Following up on my January 16, 2018 post, “The Coming Financial Sector Bear Market“:
- Analysts predict the Fed’s enforcement action against Wells Fargo will hurt the bank’s earnings results.
- “Investors will have difficulty determining when the C&D [cease and desist] will be lifted, resulting in an ongoing ‘cloud’ over the stock price and earnings,” RBC Capital Markets’ analyst writes.
- At least five Wall Street investment banks downgraded the shares following the news.
Analysts are bailing on their bullish calls for Wells Fargo shares because they believe the Federal Reserve’s surprising enforcement action will hurt the bank’s financial results and hang over the stock for most of 2018.
The Federal Reserve said Friday it is restricting Wells Fargo’s size in response to “widespread consumer abuses.” The government is prohibiting the bank from growing any larger than its total assets as of the end of 2017 until “sufficient improvements” are made.
Wells Fargo shares are down more than 6 percent in active trading in Monday’s premarket session. At least five Wall Street investment banks downgraded the shares following the news.

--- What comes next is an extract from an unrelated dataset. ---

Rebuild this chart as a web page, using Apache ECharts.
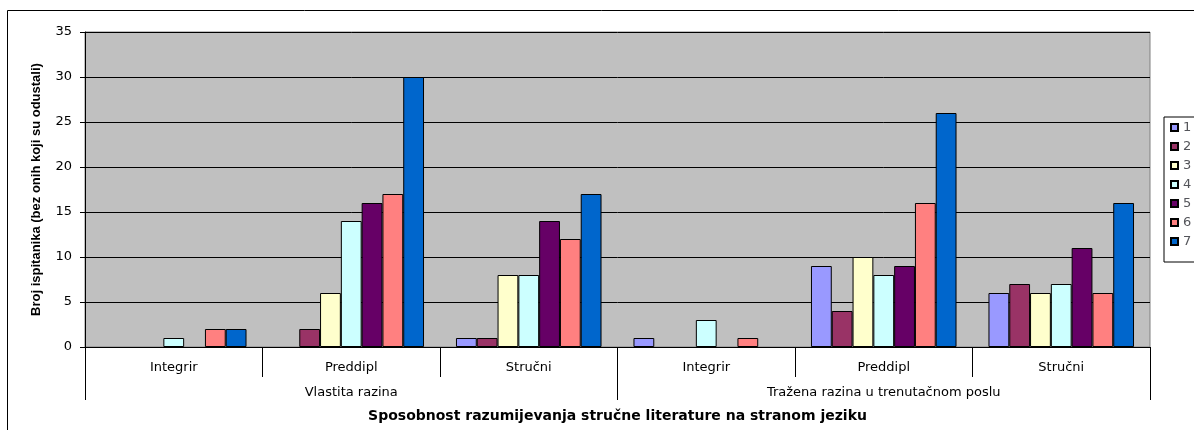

RBC Capital Markets reduced its rating for Wells Fargo shares to underperform from outperform, predicting the restrictions will detract from investor sentiment.
“We were surprised by the C&D [cease and desist] considering the amount of money, time and effort the company has already put into remedying the sales practice issues that were disclosed in late 2016,” analyst Gerard Cassidy wrote Monday. “Investors will have difficulty determining when the C&D will be lifted, resulting in an ongoing ‘cloud’ over the stock price and earnings.”
Cassidy cut his price target for Wells Fargo shares to $50 from $65, representing 22 percent downside from Friday’s close.
Other Wall Street firms focused on the financial impact from the Fed’s asset growth limitations for the bank.
Keefe, Bruyette & Woods lowered its rating for Wells Fargo shares to market perform from outperform, saying the Federal Reserve’s action will hurt the bank’s earnings.
“The major takeaway is that we believe WFC will have to be defensive until the C&D is lifted, and that is negative relative to our previous earnings forecast, which reflected the company being offensive,” analyst Brian Kleinhanzl wrote in a note to clients Sunday. “We would look to get more constructive when earnings visibility improves, but we expect that to be a year away at the earliest.”
Kleinhanzl reduced his price target for Wells Fargo shares to $63 from $70, representing 2 percent downside to Friday’s close.
One top Wall Street firm noted the extreme nature of the Fed’s regulatory move against the bank.
J.P. Morgan lowered its rating to underweight from neutral for Wells Fargo shares, citing the unprecedented nature of the Fed’s action.
“The harsh Fed consent order is rare and a strong sign of regulators’ frustration about the very wide swath of areas where Wells has had issues (e.g., consumer deposits, consumer lending, small business banking, merchant acquiring),” analyst Vivek Juneja wrote in a note to clients Monday.
Morgan Stanley also downgraded Wells Fargo to an underweight rating from overweight Monday.
Wells Fargo did not immediately respond to a request for comment.